Yu Han
About
I am a Ph.D. student in Media and Communication in the Centre for Cultural and Media Policy Studies at Warwick. I got my Master’s degree with distinction in Communication Studies from Northeastern University in the USA and I obtained Bachelor’s degree in English Literature from Nantong University in China. During my undergraduate programme, I studied at Daegu University (South Korea) and the University of Edinburgh (UK) as an exchange student. I was interned as a Research Assistant in several projects regarding Communication and Media at the University of California Los Angeles, Chinese University of Hong Kong, Stanford University, etc.
Research Interests
My current research project aims to examine how social media affects Chinese contemporary feminist practices. Since 2014, with the rise in the prevalence of social media, online feminist movements have developed within China despite strict ideological surveillance and political sanctions. In particular, the #MeToo movement flourished on Weibo and marks Chinese feminism transferring into digital feminism, which had previously sprung up in Europe and North America since 2008. The distinctive feature of digital feminism is the combination of digital technologies and grassroots feminist strategies. This project attempts to fill two gaps in feminist research linked to these developments. First, most studies explored the collaboration between feminism and technologies including the changes in women’s identity through the interaction with social media, such as Wajcman’s (2006) Technofeminism and Gajjala’s (2012) Cyberfeminism. However, these feminist theories were developed in North America and Europe and can fail to properly explain the new feminist trends developing in East Asia. Besides, in some areas (e.g. China), due to the patriarchy and hegemonic masculinity, it is more common and necessary that women utilize social media to resist gender disparities in the public sphere while protecting themselves in a relatively safe private space.

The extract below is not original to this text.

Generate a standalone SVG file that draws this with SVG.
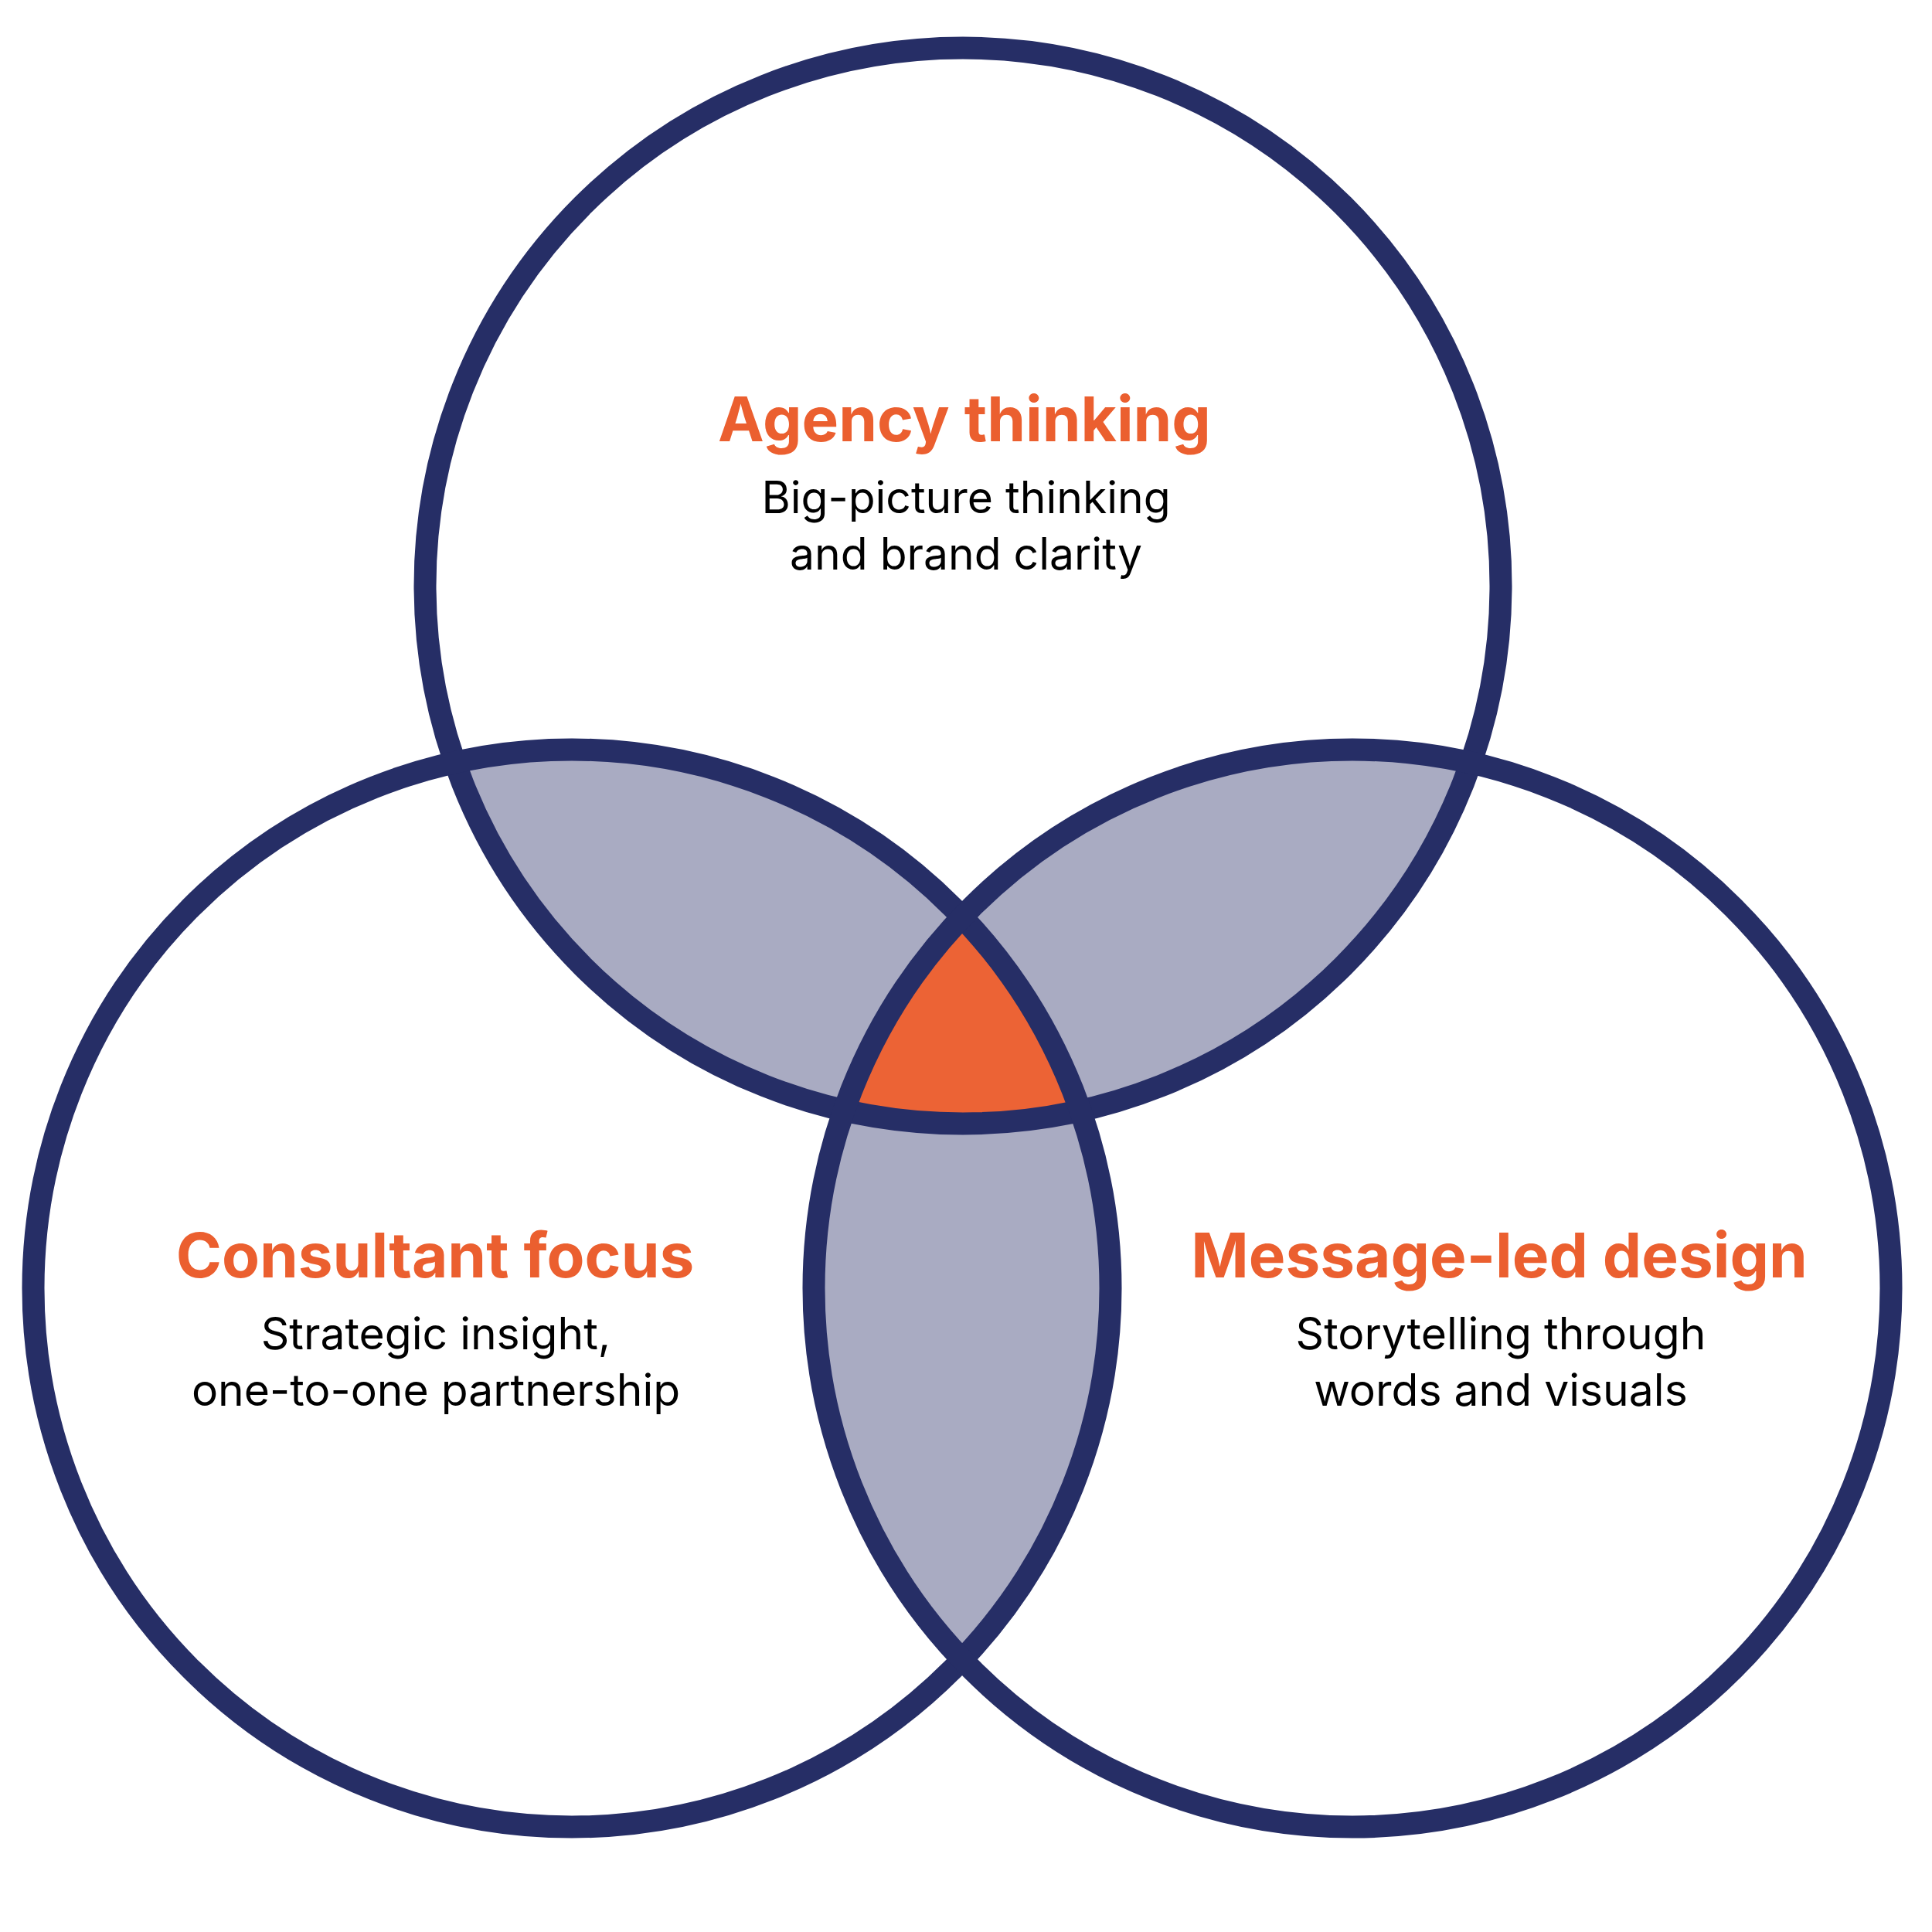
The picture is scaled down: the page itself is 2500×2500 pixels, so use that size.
<svg xmlns="http://www.w3.org/2000/svg" width="2500" height="2500" viewBox="0 0 2500 2500">
<style>
.ring{fill:none;stroke:#262E66;stroke-width:29}
.pair{fill:#A9ABC2}
.core{fill:#EC6335}
.title{font-family:Inter,"Liberation Sans",sans-serif;font-weight:700;font-size:80px;fill:#EB5F2F;text-anchor:middle}
.sub{font-family:Inter,"Liberation Sans",sans-serif;font-weight:400;font-size:57px;fill:#000;text-anchor:middle}
</style>
<defs>
<clipPath id="cTop"><circle cx="1246" cy="758" r="696"/></clipPath>
<clipPath id="cLeft"><circle cx="740" cy="1667" r="697"/></clipPath>
<clipPath id="cRight"><circle cx="1750" cy="1667" r="697"/></clipPath>
</defs>
<rect width="2500" height="2500" fill="#fff"/>
<g id="overlaps">
<circle class="pair" cx="1246" cy="758" r="696" clip-path="url(#cLeft)"/>
<circle class="pair" cx="1246" cy="758" r="696" clip-path="url(#cRight)"/>
<circle class="pair" cx="740" cy="1667" r="697" clip-path="url(#cRight)"/>
<g clip-path="url(#cLeft)"><circle class="core" cx="1246" cy="758" r="696" clip-path="url(#cRight)"/></g>
</g>
<g id="agency">
<circle class="ring" cx="1246" cy="758" r="696"/>
<text class="title" x="1248" y="571">Agency thinking</text>
<text class="sub" x="1250" y="664">Big-picture thinking</text>
<text class="sub" x="1250" y="737">and brand clarity</text>
</g>
<g id="consultant">
<circle class="ring" cx="740" cy="1667" r="697"/>
<text class="title" x="563" y="1653">Consultant focus</text>
<text class="sub" x="564" y="1746">Strategic insight,</text>
<text class="sub" x="564" y="1819">one-to-one partnership</text>
</g>
<g id="message">
<circle class="ring" cx="1750" cy="1667" r="697"/>
<text class="title" x="1940" y="1653">Message-led design</text>
<text class="sub" x="1942" y="1746">Storytelling through</text>
<text class="sub" x="1942" y="1819">words and visuals</text>
</g>
<g id="connectors"/>
</svg>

Accordingly, my project is dedicated to advancing the understanding of Asian feminist movements whilst providing an understanding of contemporary feminist theory in unique social, political and economic environments. I noticed the majority of feminist research in China focuses on middle-class women while neglecting economically disadvantaged women in rural areas (Banet-Weiser, 2008; Gill, 2016; Meng, 2020). My project takes into account the marginalized groups of women in the Chinese context and analyzes the empowerment and constraints of social media to their lives. I have determined three research objectives. First, I investigate the uniqueness of contemporary Chinese feminism merged with social media by comparing the #MeToo movement on Weibo and Twitter. Second, I scrutinize the affordances of social media in China that can both enable and constrain awareness of feminist ideas and encourage collective activities by examining three vernacular media platforms (WeChat Official Accounts, Dating App #TaShuo, and Douban Female Talk Group). Third, I will seek to explore deepen understanding of the first two objectives through empirical research that examines the lived experiences of women in multiple social, political and economic circumstances within urban and rural China.